Prompt » Retype every line from the start of the data down to and including the line with "const canvas = document.getElementById('cross-correlation');". Skip the pictures.

Start

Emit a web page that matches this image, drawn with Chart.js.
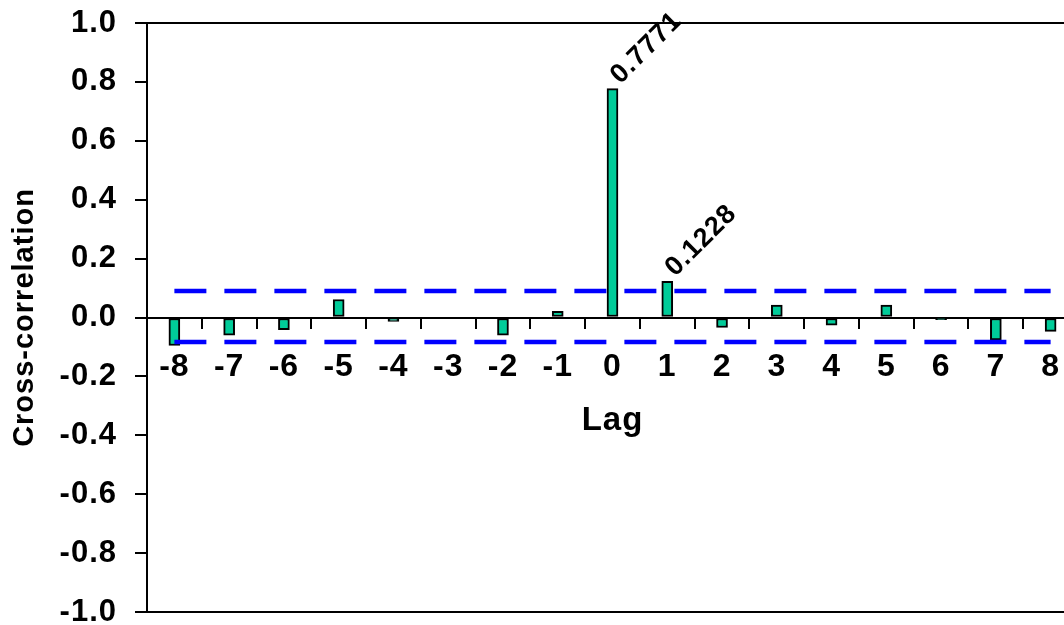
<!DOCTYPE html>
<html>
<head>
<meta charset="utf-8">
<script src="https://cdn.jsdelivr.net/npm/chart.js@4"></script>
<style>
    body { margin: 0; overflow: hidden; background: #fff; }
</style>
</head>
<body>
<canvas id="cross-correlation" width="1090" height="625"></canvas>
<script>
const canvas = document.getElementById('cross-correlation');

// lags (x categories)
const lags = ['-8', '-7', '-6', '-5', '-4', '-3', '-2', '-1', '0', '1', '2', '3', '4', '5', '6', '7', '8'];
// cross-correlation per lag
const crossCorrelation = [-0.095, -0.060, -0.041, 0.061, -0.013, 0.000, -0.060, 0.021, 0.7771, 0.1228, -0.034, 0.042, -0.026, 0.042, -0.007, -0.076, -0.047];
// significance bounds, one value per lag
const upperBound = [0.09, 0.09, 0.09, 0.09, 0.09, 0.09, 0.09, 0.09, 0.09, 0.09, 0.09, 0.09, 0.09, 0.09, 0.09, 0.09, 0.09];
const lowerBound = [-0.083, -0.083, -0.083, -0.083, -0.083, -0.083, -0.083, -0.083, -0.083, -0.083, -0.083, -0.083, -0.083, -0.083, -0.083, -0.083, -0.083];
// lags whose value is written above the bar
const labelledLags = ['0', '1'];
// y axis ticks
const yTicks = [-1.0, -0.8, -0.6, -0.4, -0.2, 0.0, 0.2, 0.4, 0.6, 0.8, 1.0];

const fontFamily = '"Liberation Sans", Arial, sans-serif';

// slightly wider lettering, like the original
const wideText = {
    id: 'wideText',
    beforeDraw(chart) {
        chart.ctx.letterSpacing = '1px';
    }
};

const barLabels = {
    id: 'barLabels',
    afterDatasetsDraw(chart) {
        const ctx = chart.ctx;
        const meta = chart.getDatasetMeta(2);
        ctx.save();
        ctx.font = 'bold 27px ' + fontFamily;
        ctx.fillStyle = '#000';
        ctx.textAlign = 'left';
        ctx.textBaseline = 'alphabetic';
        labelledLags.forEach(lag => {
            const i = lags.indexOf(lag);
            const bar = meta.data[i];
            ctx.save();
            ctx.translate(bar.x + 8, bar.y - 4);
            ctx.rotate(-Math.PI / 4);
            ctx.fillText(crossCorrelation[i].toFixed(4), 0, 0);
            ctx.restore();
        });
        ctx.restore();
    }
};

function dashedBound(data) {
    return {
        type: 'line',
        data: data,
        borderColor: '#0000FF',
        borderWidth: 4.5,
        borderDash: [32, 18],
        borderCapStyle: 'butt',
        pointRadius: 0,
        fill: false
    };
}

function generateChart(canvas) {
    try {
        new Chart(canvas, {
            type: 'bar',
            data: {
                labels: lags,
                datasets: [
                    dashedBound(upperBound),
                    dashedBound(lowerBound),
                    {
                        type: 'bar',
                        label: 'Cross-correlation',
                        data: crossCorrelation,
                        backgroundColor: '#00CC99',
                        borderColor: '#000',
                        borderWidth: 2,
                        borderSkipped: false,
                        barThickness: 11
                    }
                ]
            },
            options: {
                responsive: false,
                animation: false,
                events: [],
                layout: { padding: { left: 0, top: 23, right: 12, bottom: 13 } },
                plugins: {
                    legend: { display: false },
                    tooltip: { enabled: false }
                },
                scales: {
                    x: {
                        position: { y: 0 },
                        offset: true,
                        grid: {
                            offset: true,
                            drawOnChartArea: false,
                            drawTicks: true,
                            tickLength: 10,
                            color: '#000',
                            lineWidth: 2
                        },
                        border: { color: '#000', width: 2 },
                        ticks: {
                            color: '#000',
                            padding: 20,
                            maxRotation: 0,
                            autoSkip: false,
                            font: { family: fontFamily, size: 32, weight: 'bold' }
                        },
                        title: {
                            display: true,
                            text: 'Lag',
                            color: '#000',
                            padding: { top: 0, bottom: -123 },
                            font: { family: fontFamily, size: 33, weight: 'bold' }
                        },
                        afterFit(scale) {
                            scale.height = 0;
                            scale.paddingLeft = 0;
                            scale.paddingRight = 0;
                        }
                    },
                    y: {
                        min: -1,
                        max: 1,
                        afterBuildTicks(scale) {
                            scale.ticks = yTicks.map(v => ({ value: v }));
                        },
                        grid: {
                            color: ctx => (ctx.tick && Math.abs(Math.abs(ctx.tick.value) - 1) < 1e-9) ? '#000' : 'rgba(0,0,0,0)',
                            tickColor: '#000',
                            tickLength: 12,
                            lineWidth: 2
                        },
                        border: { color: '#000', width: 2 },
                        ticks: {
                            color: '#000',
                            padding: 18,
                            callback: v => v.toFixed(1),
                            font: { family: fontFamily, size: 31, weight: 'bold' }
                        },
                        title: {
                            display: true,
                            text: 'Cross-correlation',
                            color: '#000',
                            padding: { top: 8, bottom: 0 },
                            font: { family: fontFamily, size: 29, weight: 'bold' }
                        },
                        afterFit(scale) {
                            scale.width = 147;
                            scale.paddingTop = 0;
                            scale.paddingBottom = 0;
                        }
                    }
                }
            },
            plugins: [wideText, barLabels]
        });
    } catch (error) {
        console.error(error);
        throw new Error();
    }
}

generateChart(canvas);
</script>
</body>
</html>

End

Solution to this exercise »
Emit a web page that matches this image, drawn with Chart.js.
<!DOCTYPE html>
<html>
<head>
<meta charset="utf-8">
<script src="https://cdn.jsdelivr.net/npm/chart.js@4"></script>
<style>
    body { margin: 0; overflow: hidden; background: #fff; }
</style>
</head>
<body>
<canvas id="cross-correlation" width="1090" height="625"></canvas>
<script>
const canvas = document.getElementById('cross-correlation');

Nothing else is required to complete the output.